(RECORDED INFORMATION):
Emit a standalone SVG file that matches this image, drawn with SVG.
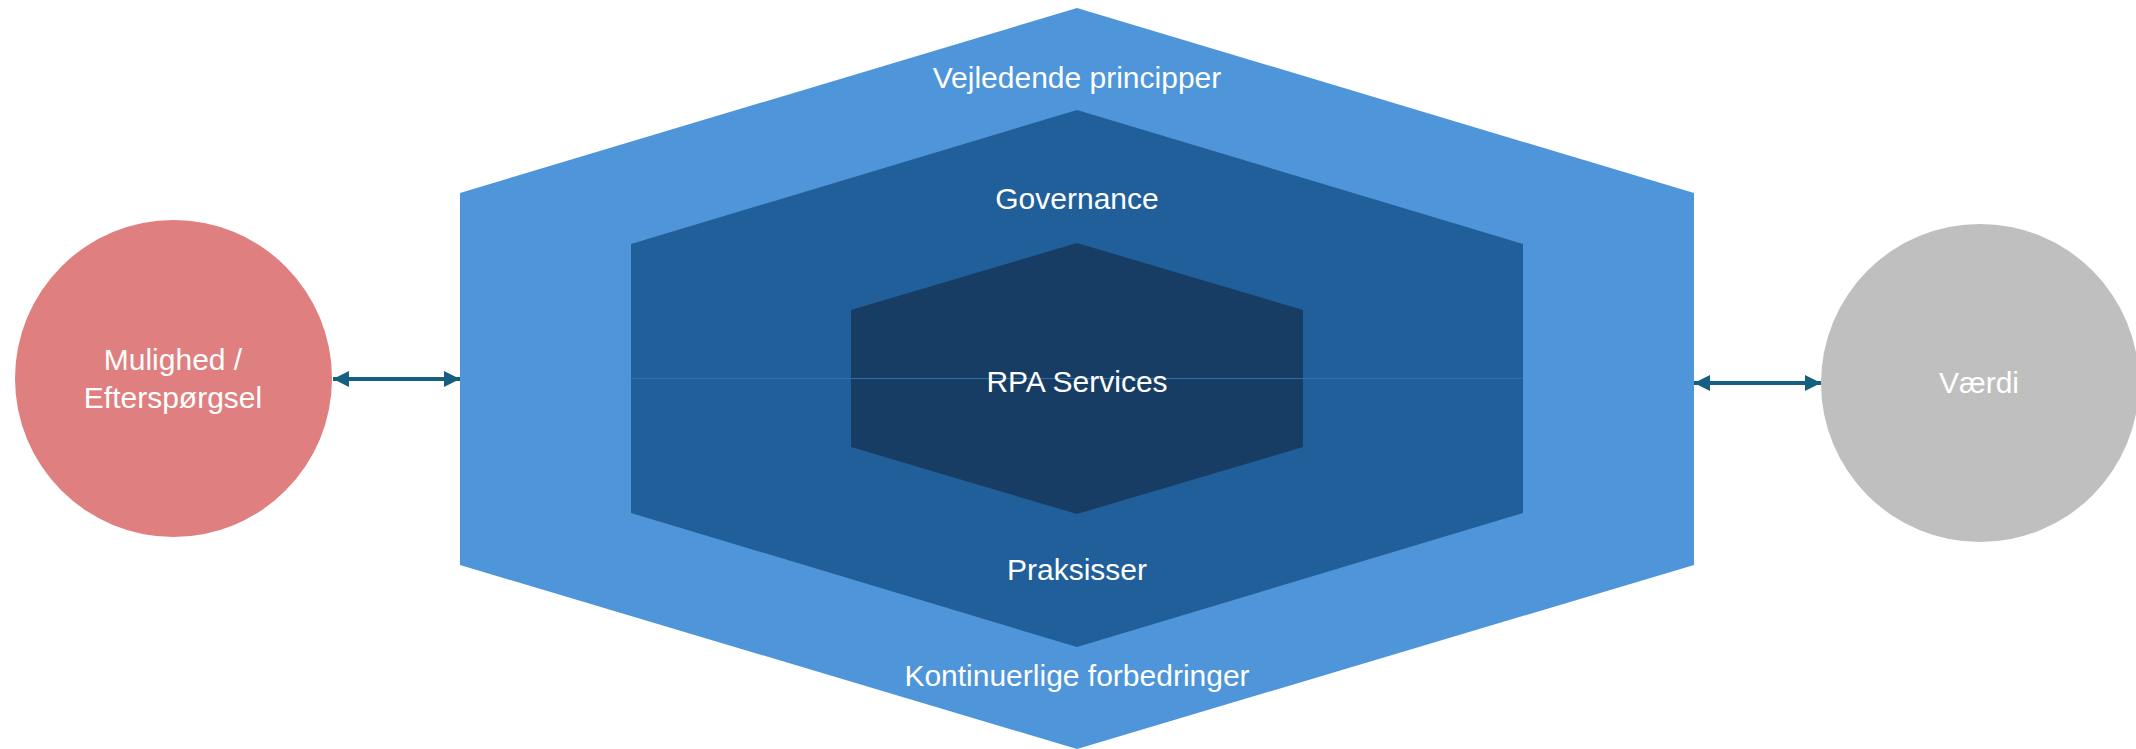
<svg xmlns="http://www.w3.org/2000/svg" width="2136" height="749" viewBox="0 0 2136 749">
<style>
.lbl{font-family:"Liberation Sans",Arial,sans-serif;font-size:30px;fill:#ffffff;text-anchor:middle}
.conn{stroke:#156082;stroke-width:4;fill:none;marker-start:url(#ah);marker-end:url(#ah)}
</style>
<defs>
<marker id="ah" markerUnits="userSpaceOnUse" markerWidth="16" markerHeight="16" refX="16" refY="8" orient="auto-start-reverse">
<path d="M0,0 L16,8 L0,16 Z" fill="#156082"/>
</marker>
</defs>
<rect width="2136" height="749" fill="#ffffff"/>
<g id="outer">
<polygon points="1077,8 1694,193 1694,565 1077,749 460,565 460,193" fill="#4E95D9"/>
</g>
<g id="middle">
<polygon points="1077,110 1523,244 1523,513 1077,647 631,513 631,244" fill="#215F9A"/>
</g>
<g id="inner">
<polygon points="1077,243 1303,310 1303,447 1077,514 851,447 851,310" fill="#183D64"/>
</g>
<line x1="631" y1="378.5" x2="1523" y2="378.5" stroke="#2F6EAD" stroke-width="1"/>
<g id="labels-hex">
<text class="lbl" x="1077" y="88">Vejledende principper</text>
<text class="lbl" x="1077" y="209">Governance</text>
<text class="lbl" x="1077" y="392">RPA Services</text>
<text class="lbl" x="1077" y="580">Praksisser</text>
<text class="lbl" x="1077" y="686">Kontinuerlige forbedringer</text>
</g>
<g id="mulighed">
<circle cx="173.5" cy="378.5" r="158.5" fill="#DF7F7F"/>
<text class="lbl" x="173" y="370">Mulighed /</text>
<text class="lbl" x="173" y="408">Efterspørgsel</text>
</g>
<g id="vaerdi">
<circle cx="1980" cy="383" r="159" fill="#BFBFBF"/>
<text class="lbl" x="1979" y="393">Værdi</text>
</g>
<g id="connectors">
<line class="conn" x1="333" y1="379" x2="460" y2="379"/>
<line class="conn" x1="1694" y1="383" x2="1821" y2="383"/>
</g>
</svg>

(STATED GOAL): Are you able to set down all the lines above exactly, without any pictures?

(WRITTEN ANSWER):
Emit a standalone SVG file that matches this image, drawn with SVG.
<svg xmlns="http://www.w3.org/2000/svg" width="2136" height="749" viewBox="0 0 2136 749">
<style>
.lbl{font-family:"Liberation Sans",Arial,sans-serif;font-size:30px;fill:#ffffff;text-anchor:middle}
.conn{stroke:#156082;stroke-width:4;fill:none;marker-start:url(#ah);marker-end:url(#ah)}
</style>
<defs>
<marker id="ah" markerUnits="userSpaceOnUse" markerWidth="16" markerHeight="16" refX="16" refY="8" orient="auto-start-reverse">
<path d="M0,0 L16,8 L0,16 Z" fill="#156082"/>
</marker>
</defs>
<rect width="2136" height="749" fill="#ffffff"/>
<g id="outer">
<polygon points="1077,8 1694,193 1694,565 1077,749 460,565 460,193" fill="#4E95D9"/>
</g>
<g id="middle">
<polygon points="1077,110 1523,244 1523,513 1077,647 631,513 631,244" fill="#215F9A"/>
</g>
<g id="inner">
<polygon points="1077,243 1303,310 1303,447 1077,514 851,447 851,310" fill="#183D64"/>
</g>
<line x1="631" y1="378.5" x2="1523" y2="378.5" stroke="#2F6EAD" stroke-width="1"/>
<g id="labels-hex">
<text class="lbl" x="1077" y="88">Vejledende principper</text>
<text class="lbl" x="1077" y="209">Governance</text>
<text class="lbl" x="1077" y="392">RPA Services</text>
<text class="lbl" x="1077" y="580">Praksisser</text>
<text class="lbl" x="1077" y="686">Kontinuerlige forbedringer</text>
</g>
<g id="mulighed">
<circle cx="173.5" cy="378.5" r="158.5" fill="#DF7F7F"/>
<text class="lbl" x="173" y="370">Mulighed /</text>
<text class="lbl" x="173" y="408">Efterspørgsel</text>
</g>
<g id="vaerdi">
<circle cx="1980" cy="383" r="159" fill="#BFBFBF"/>
<text class="lbl" x="1979" y="393">Værdi</text>
</g>
<g id="connectors">
<line class="conn" x1="333" y1="379" x2="460" y2="379"/>
<line class="conn" x1="1694" y1="383" x2="1821" y2="383"/>
</g>
</svg>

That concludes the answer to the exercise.